Dog Names and the Human-Animal Bond, Part One

When I drop Alex at doggy daycare, there is a check-in sheet where I add his name, my signature, and the drop-off time. I’m always amused by the variety of dog names on the list, Alex’s playmates for the day. There’s Bodhi and Kosmo, who must beĀ  wise old souls; Cricket and Frodo; Banjo and Echo; Axel, Cruiser, Diesel and Harley; Macgregor and Midnight; Sadie, Sasha, and Sunny; Sophie and Sweetpea; Roxy and Rosie; Nibbler, Brie and Gumbo; Chance and Cooper; Buddy, Chessie, Vixen and Zoe. There’s a story behind each name, I suspect.First, the story behind Alex’s name. I had reserved a puppy in his litter, not knowing if I would get a boy or a girl. Somehow I felt I would get a female pup, so I began making lists of girl names. They came easily, and soon I had a list of possibilities. I pored over books of dog names and web sites of dog names. I considered literary names such as Flush, Elizabeth Barrett Browning’s loyal spaniel. “Sounds like a toilet,” my mother said. As the big day approached, I winnowed the list to mostly human names for girls.

Surprise! the litter was six boys. Within a few days the breeder had given each of them a puppy name, and she was diligent about emailing photos of the boys every few days. At 8 weeks she would evaluate each pup, taking into consideration its show potential, temperament, and fit with the owner’s lifestyle, before placing it. I had told her I was not interested in showing, but hoped to train my pup to be a therapy dog. “So you want a laid back but confident puppy,” she replied. Exactly.

"Winters" (center pup) at 3 weeks

"Winters" (center pup) at 3 weeks

I was having trouble finding a boy name that suited. “Names that end in -er, like Spencer or Cooper, are good for boys,” a friend advised. My previous Welsh springer, Byron, had also been a challenge to name. His original name was Ivan, and I wanted to change that lest he become known as “the Terrible.” I consulted guidebooks to Wales, but all the place names were unpronounceable. In the end, Byron was named for a small California winery that produces a wonderful Chardonnay. I had a bottle sitting on the kitchen counter as I mulled over names. It seemed to fit, and Byron it was. I knew the right name for my new pup would appear, but as the weeks went by I wasn’t getting anywhere with boy names.

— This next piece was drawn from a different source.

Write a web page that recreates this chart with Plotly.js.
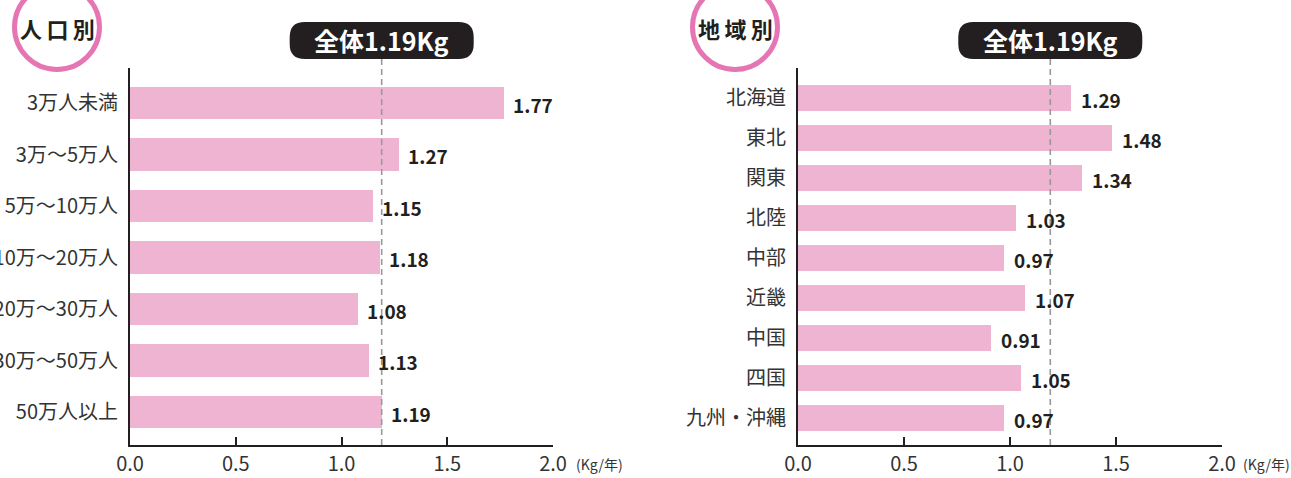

Meanwhile the breeder sent a list of suggestions for the puppy’s registered name. This litter would be known as the “Sea” litter, playing off of the mother’s registered name, Ch. Slapestone’s Sea Breeze. Suggestions included Seabiscuit, Sea Star, Seattle Slew, Sea Sprite, Seaworthy, and many other creative names. I chose “Two if By Sea.”

As the date to pick up the puppy approached, I mulled over names in earnest. The puppy I would get was called “Winters” as he had a small snowflake type of mark on his back. I studied the photos of his adorable puppy face for inspiration. I looked at his pedigree for ideas. Then, like a bolt from the blue, the name appeared.

The puppy’s sire, Ch. Statesman’s Nearco, was known as Cecil. Cecil Frances Alexander was the British composer of the children’s hymn, All Things Bright and Beautiful, All Creatures Great and Small, All Things Wise and Wonderful, The Lord God Made Them All (1848). Thus “Winters” became Cecil Alexander, “Alex.”

I have a wonderful CD by British composer John Rutter than includes All Things Bright and Beautiful. I played it for Byron and Emily often, and for me it captures the innocence, beauty, and spiritual essence of all animals. I’m pleased to connect Alex’s name with this timeless hymn.

What’s the story behind your dog’s name? I’d love to hear it!